U.S. grains: Soybean futures set two-week high on US weather worry, soyoil rally

Chicago Board of Trade soybean futures touched a two-week high on Friday on worries that heat may threaten U.S. crops and expectations that the country’s biofuel policy would boost demand for soyoil, analysts said.

“There’s some short covering after the big selloff,” Randy Place, analyst at Hightower Report, said. “We’ve already priced in a good bit of bearishness this week.”

Further weakness in the dollar, as investors see chances of bigger U.S. interest rate cuts this year, also helped underpin commodity markets.

Despite Friday’s bounce, large global supply prospects still hung over grain markets.

Warm weather and rains have created ideal growing conditions for soybeans and corn in the U.S. Midwest, while in Brazil farmers are expected to harvest a bumper second corn crop following a record soybean harvest earlier this year.

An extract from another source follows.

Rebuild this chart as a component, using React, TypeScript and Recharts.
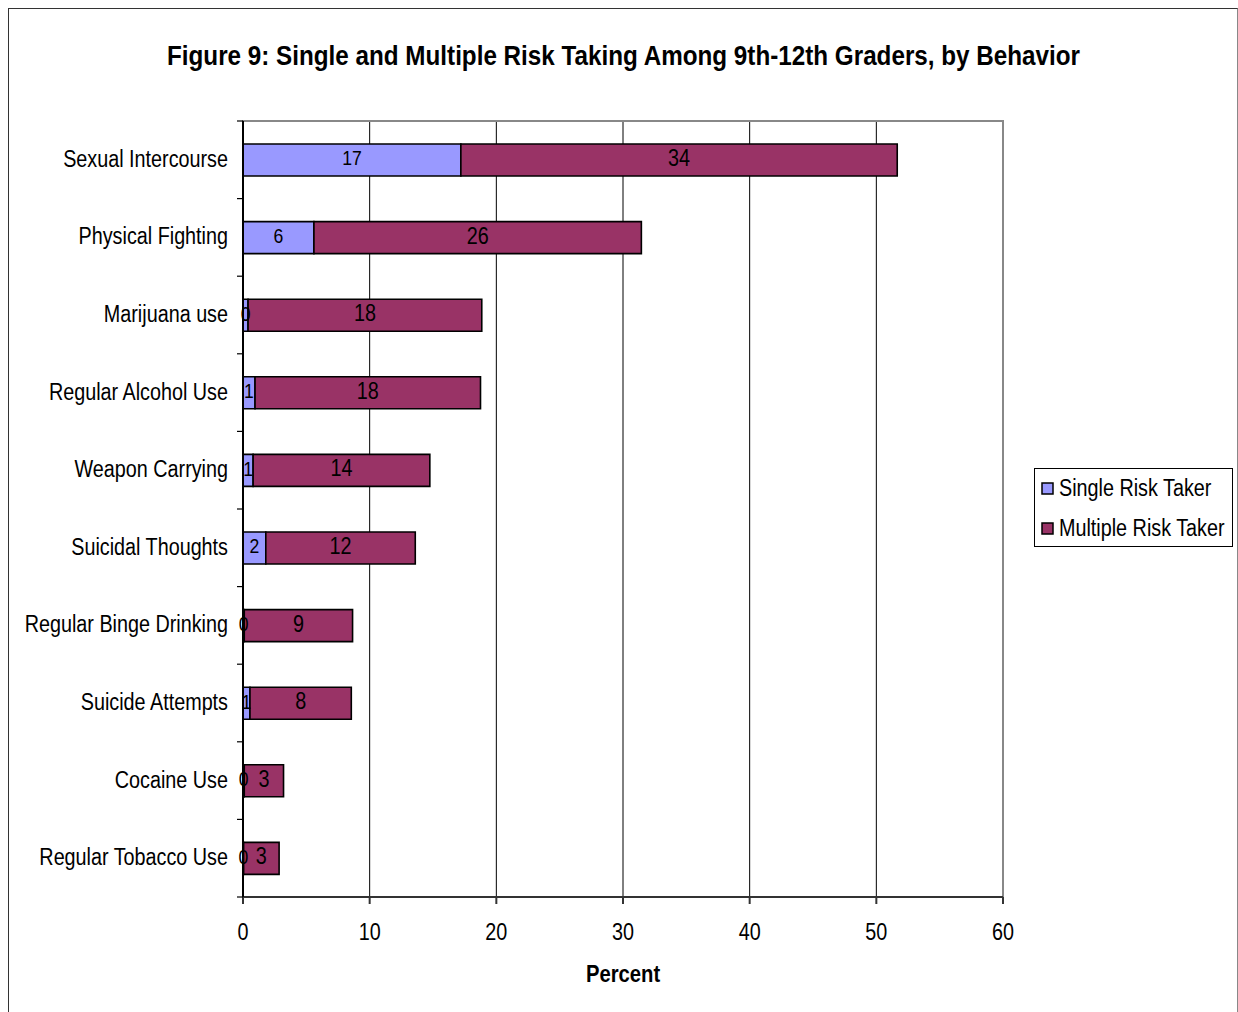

“It’ll be a larger crop than expected, which competes directly with U.S. exports,” Place said.

In wheat, the International Grains Council raised its 2025-26 world wheat crop outlook by 2 million tons to 808 million on Thursday, while the European Commission increased its forecast for the European Union’s soft wheat crop by 1.6 million tons to 128.2 million tons.

Canadian farmers planted more acres of wheat, oats, soybeans, lentils, dry peas and corn, but fewer acres of canola and barley compared with 2024 levels, according to a Statistics Canada survey released on Friday.